Pointing at things and acting out sentences can be a great way to communicate if you don’t have a common language with someone but this can only get you so far! Similarly, Google Translate and the variety of new language translation apps can also help you string sentences together but you can end up saying something completely different (TOP TIP- don’t always trust Google Translate!)
It’s true that millions of people around the world speak at least the basics of the English language. It is a vital language for travel being found at the airport, on public transport signs around cosmopolitan cities, at hotel reception desks and at most tourist attractions. I understand the necessity of English for travel and I feel unbelievably lucky to have this as my native language.
Native English speakers are often stereotyped as being pretty lazy when it comes to learning foreign languages and, on the most part, this is probably true. Knowing that the majority of holiday destinations will allow you to communicate perfectly well in English means native speakers have become frustratingly lazy.

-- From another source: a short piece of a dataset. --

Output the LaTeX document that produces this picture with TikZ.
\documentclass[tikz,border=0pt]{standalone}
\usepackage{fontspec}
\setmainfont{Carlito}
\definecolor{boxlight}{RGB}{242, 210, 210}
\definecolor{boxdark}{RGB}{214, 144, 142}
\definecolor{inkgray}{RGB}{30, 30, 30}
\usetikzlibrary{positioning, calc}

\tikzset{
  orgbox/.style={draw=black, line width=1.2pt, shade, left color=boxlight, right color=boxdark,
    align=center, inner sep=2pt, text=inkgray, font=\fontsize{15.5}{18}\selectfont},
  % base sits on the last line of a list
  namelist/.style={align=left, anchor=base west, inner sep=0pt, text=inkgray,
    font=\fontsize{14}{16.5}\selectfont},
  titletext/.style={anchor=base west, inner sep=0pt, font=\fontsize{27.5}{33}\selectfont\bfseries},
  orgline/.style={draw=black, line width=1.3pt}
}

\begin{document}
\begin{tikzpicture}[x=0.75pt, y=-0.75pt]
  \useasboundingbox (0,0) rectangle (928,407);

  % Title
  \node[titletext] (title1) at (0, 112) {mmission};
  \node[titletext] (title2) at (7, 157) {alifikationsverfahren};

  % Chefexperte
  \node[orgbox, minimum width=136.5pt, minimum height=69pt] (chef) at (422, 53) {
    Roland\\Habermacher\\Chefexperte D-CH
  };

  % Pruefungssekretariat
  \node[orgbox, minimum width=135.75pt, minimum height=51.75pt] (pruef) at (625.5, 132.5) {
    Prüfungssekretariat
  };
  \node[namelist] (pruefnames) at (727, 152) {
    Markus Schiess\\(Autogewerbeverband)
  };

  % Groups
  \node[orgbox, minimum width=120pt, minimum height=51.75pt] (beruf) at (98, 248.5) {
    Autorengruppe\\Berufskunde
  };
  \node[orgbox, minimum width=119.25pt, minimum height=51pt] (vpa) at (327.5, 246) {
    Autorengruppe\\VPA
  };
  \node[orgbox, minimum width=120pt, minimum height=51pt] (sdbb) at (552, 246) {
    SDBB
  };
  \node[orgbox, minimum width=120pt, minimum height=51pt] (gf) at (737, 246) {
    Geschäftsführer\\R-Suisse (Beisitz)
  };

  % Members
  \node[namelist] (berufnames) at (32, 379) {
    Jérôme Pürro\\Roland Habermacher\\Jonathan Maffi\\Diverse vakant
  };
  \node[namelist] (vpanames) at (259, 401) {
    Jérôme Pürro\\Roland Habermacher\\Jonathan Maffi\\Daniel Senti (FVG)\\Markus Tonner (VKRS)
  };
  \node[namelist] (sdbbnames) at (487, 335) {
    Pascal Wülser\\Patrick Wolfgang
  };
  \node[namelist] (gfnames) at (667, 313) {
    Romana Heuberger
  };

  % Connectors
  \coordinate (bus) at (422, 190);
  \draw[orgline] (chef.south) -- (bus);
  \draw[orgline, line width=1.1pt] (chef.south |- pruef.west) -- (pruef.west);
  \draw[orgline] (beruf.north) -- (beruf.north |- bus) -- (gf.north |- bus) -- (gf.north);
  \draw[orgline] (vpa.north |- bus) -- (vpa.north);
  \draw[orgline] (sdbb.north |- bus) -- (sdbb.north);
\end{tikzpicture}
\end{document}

But what if you travel to a remote area of a country that doesn’t speak a word of English? How would you communicate with these people? Would you and should you learn their native language? Even if it’s just for a few days?
I’m a very keen linguist. I have studied French since I was 4 years old, started German when I was 13 and added Spanish to my list when I was 21 years old. I feel relatively confident speaking in these languages when I go on holiday and, despite making numerous mistakes, I always try to speak the language of the country I’m visiting. I always tell my students to not be afraid to make mistakes and use travel as a free opportunity to speak – I have to practise what I preach! It’s such a good feeling after all those years of grammar and vocabulary practise when you can hold a basic conversation in the target language.

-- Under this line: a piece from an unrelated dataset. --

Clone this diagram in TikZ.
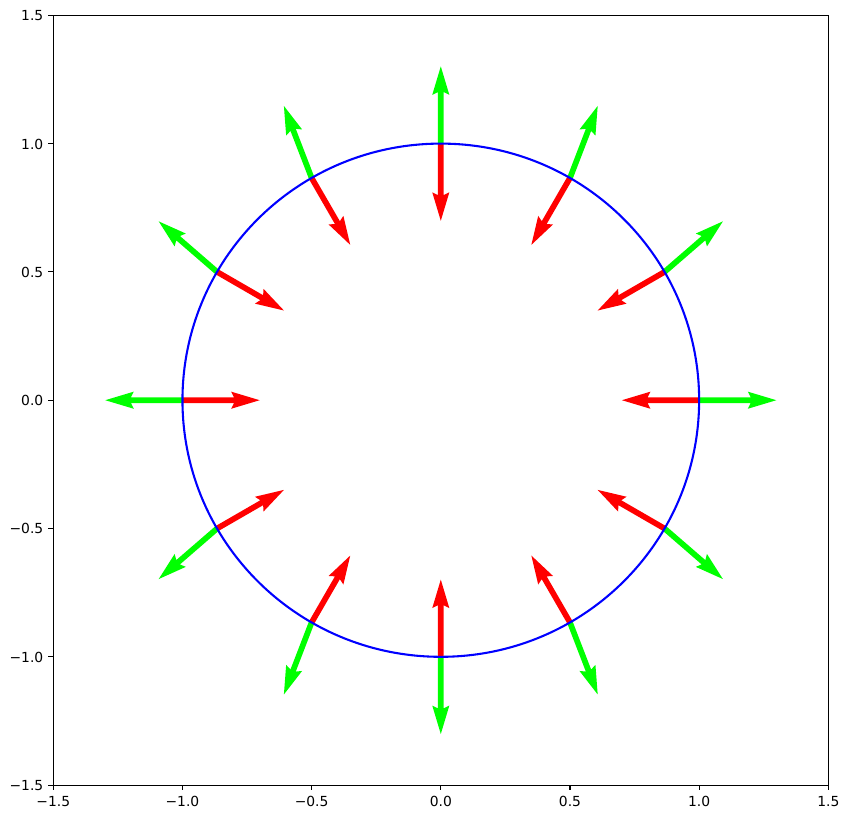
\documentclass[tikz,border=0pt]{standalone}
\usepackage{fontspec}
\setmainfont{DejaVu Sans}
\tikzset{
  axisline/.style={line width=0.83pt, black},
  ticklab/.style={inner sep=0pt, font=\fontsize{10.4}{12}\selectfont},
  circ/.style={line width=1.56pt, color={rgb,1:red,0;green,0;blue,1}},
}
\definecolor{qgreen}{rgb}{0,1,0}
\definecolor{qred}{rgb}{1,0,0}
\newcommand\qarrow[3]{%
  \fill[#3, shift={(#1)}, rotate=#2]
    (0pt,2.14pt) -- (38.66pt,2.14pt) -- (36.53pt,6.41pt) -- (57.9pt,0pt)
    -- (36.53pt,-6.41pt) -- (38.66pt,-2.14pt) -- (0pt,-2.14pt) -- cycle;}
\begin{document}
\begin{tikzpicture}[x=193.75pt, y=192.45pt]
\useasboundingbox (-330.6pt,-314.1pt) rectangle (306.15pt,300.15pt);
% arrows
\foreach \k in {0,...,11}{
  \pgfmathsetmacro\a{30*\k}
  \pgfmathsetmacro\g{atan2(1.5*sin(\a),cos(\a))}
  \coordinate (p\k) at (\a:1);
  \qarrow{p\k}{\g}{qgreen}
  \qarrow{p\k}{\a+180}{qred}
}
% circle
\node[circle, minimum size=0pt] (c) at (0,0) {};
\draw[circ] (c.center) ellipse [x radius=1, y radius=1];
% frame
\draw[axisline] (-1.5,-1.5) rectangle (1.5,1.5);
% ticks
\foreach \v/\t [count=\i] in {-1.5/{−1.5},-1.0/{−1.0},-0.5/{−0.5},0.0/{0.0},0.5/{0.5},1.0/{1.0},1.5/{1.5}}{
  \coordinate (xt\i) at (\v,-1.5);
  \coordinate (yt\i) at (-1.5,\v);
  \draw[axisline] (xt\i) -- ++(0,-3.65pt);
  \draw[axisline] (yt\i) -- ++(-3.65pt,0);
  \node[ticklab, anchor=north] (xl\i) at ([yshift=-8.3pt]xt\i) {\t};
  \node[ticklab, anchor=east] (yl\i) at ([xshift=-7.3pt,yshift=-0.3pt]yt\i) {\t};
}
\end{tikzpicture}
\end{document}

However, I’m always surprised at how many times I order something in a restaurant in French, Spanish or German and the waiter responds in English! Is my speaking really that bad? Or do they simply want to save you the trouble and that’s why they “do you the favour” of speaking in English.

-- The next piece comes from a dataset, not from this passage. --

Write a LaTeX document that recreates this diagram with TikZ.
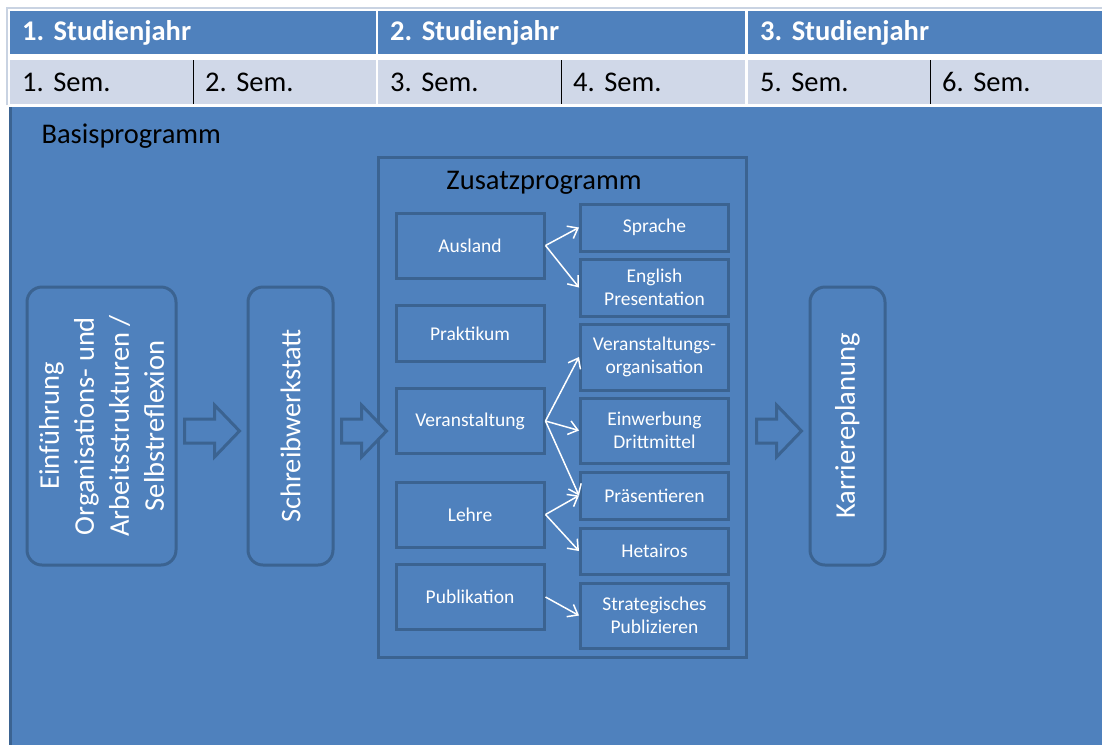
\documentclass[tikz,border=0pt]{standalone}
\usepackage{fontspec}
\setmainfont{Carlito}
\usetikzlibrary{calc, arrows.meta}
\definecolor{hdblue}{HTML}{4F81BD}
\definecolor{rowgray}{HTML}{D0D8E8}
\definecolor{edgeblue}{HTML}{3B6391}
\definecolor{rimgray}{HTML}{C9D3E2}
\frenchspacing
\newcommand{\bigfont}{\fontsize{28.5}{35}\selectfont}
\newcommand{\smallfont}{\fontsize{19.5}{23.5}\selectfont}
\newcommand{\blockarrow}[2]{%
  \draw[blockedge] let \p1=(#1), \p2=(#2) in
    (\x1,\y1+12pt) -- (\x2-25pt,\y1+12pt) -- (\x2-25pt,\y1+26pt) -- (\x2,\y1)
    -- (\x2-25pt,\y1-26pt) -- (\x2-25pt,\y1-12pt) -- (\x1,\y1-12pt) -- cycle;}

\begin{document}
\begin{tikzpicture}[x=1pt, y=-1pt,
  yearcell/.style={anchor=north west, fill=hdblue, text=white, font=\bigfont\bfseries,
    minimum height=43pt, inner xsep=12pt, inner ysep=0pt, text width=#1, align=left},
  semcell/.style={anchor=north west, fill=rowgray, text=black, font=\bigfont,
    minimum height=44pt, inner xsep=12pt, inner ysep=0pt, text width=#1, align=left},
  stage/.style={draw=edgeblue, line width=3pt, fill=hdblue, rounded corners=15pt, rotate=90,
    text=white, font=\bigfont, align=center, minimum width=278pt, minimum height=#1, inner sep=0pt},
  zusatzbox/.style={draw=edgeblue, line width=3pt, fill=hdblue,
    minimum width=368pt, minimum height=500pt, inner sep=0pt},
  modul/.style={draw=edgeblue, line width=3pt, fill=hdblue, text=white, font=\smallfont,
    align=center, minimum width=148pt, minimum height=#1, inner sep=0pt},
  thinarrow/.style={draw=white, line width=1.5pt, -{Straight Barb[length=9pt, width=14pt]}},
  blockedge/.style={draw=edgeblue, line width=3pt, fill=hdblue, line join=miter},
  semline/.style={line width=1.8pt, black}]

\useasboundingbox (0,0) rectangle (1102,745);
\fill[white] (0,0) rectangle (1102,745);
\draw[rimgray, line width=1.2pt] (7,105) -- (7,8) -- (1102,8);
\fill[hdblue] (10,107) rectangle (1102,745);
\draw[edgeblue, line width=2.5pt] (10.5,107) -- (10.5,745);

\node[yearcell=342pt] (jahr1) at (10,11) {1. Studienjahr};
\node[yearcell=343pt] (jahr2) at (378,11) {2. Studienjahr};
\node[yearcell=330pt] (jahr3) at (748,11) {3. Studienjahr};
\foreach \n/\x/\tw in {1/10/159, 2/193/159, 3/378/159, 4/561/160, 5/748/158, 6/930/148}
  \node[semcell=\tw pt] (sem\n) at (\x,60) {\n. Sem.};
\foreach \n in {1,3,5}
  \draw[semline] (sem\n.north east) -- (sem\n.south east);

\node[anchor=west, font=\bigfont] (basis) at (38,136) {Basisprogramm};

\node[stage=149pt] (ein) at (101.5,426) {Einführung\\Organisations- und\\Arbeitsstrukturen /\\Selbstreflexion};
\node[stage=85pt] (schreib) at (290.5,426) {Schreibwerkstatt};
\node[zusatzbox] (zusatz) at (562,407) {};
\node[font=\bigfont] (zusatztitel) at (544,183) {Zusatzprogramm};
\node[stage=75pt] (karriere) at (847.5,426) {Karriereplanung};

\node[modul=65pt] (ausland) at (470,245.5) {Ausland};
\node[modul=56pt] (praktikum) at (470,333.5) {Praktikum};
\node[modul=65pt] (veranst) at (470,421) {Veranstaltung};
\node[modul=65pt] (lehre) at (470,514.5) {Lehre};
\node[modul=65pt] (publik) at (470,597) {Publikation};

\node[modul=47pt] (sprache) at (654.5,227.5) {Sprache};
\node[modul=57pt] (english) at (654.5,287.5) {English\\Presentation};
\node[modul=66pt] (vorg) at (654.5,357) {Veranstaltungs-\\organisation};
\node[modul=65pt] (einwerb) at (654.5,430.5) {Einwerbung\\Drittmittel};
\node[modul=47pt] (praes) at (654.5,495.5) {Präsentieren};
\node[modul=46pt] (hetairos) at (654.5,551) {Hetairos};
\node[modul=65pt] (strat) at (654.5,615.5) {Strategisches\\Publizieren};

\draw[thinarrow] (ausland.east) -- (sprache.west);
\draw[thinarrow] (ausland.east) -- (english.west);
\draw[thinarrow] (veranst.east) -- (vorg.west);
\draw[thinarrow] (veranst.east) -- (einwerb.west);
\draw[thinarrow] (veranst.east) -- (praes.west);
\draw[thinarrow] (lehre.east) -- (praes.west);
\draw[thinarrow] (lehre.east) -- (hetairos.west);
\draw[thinarrow] (publik.east) -- (strat.west);

\coordinate (a1) at ($(ein.south)+(7,5)$);
\coordinate (t1) at ($(schreib.north)+(-7,5)$);
\coordinate (a2) at ($(schreib.south)+(7,5)$);
\coordinate (t2) at ($(zusatz.west)+(10,24)$);
\coordinate (a3) at ($(zusatz.east)+(9,24)$);
\coordinate (t3) at ($(karriere.north)+(-7,5)$);
\blockarrow{a1}{t1}
\blockarrow{a2}{t2}
\blockarrow{a3}{t3}
\end{tikzpicture}
\end{document}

I love going sightseeing and taking short city breaks and I always try to learn the basic phrases in the language “please”, “thank you”, “I’d like ..” “can we get the bill?” I’m also one of those annoying people who asks native speakers, such as receptionists at the hotel or waiters in bars how to say phrases in their language. I think it’s really important to respect the culture and the language of the place you’re visiting and try to speak their language, plus learning a language keeps the brain active! But many think it’s a waste of time learning basic phrases for a short weekend and the majority of people speak the basics of English anyway.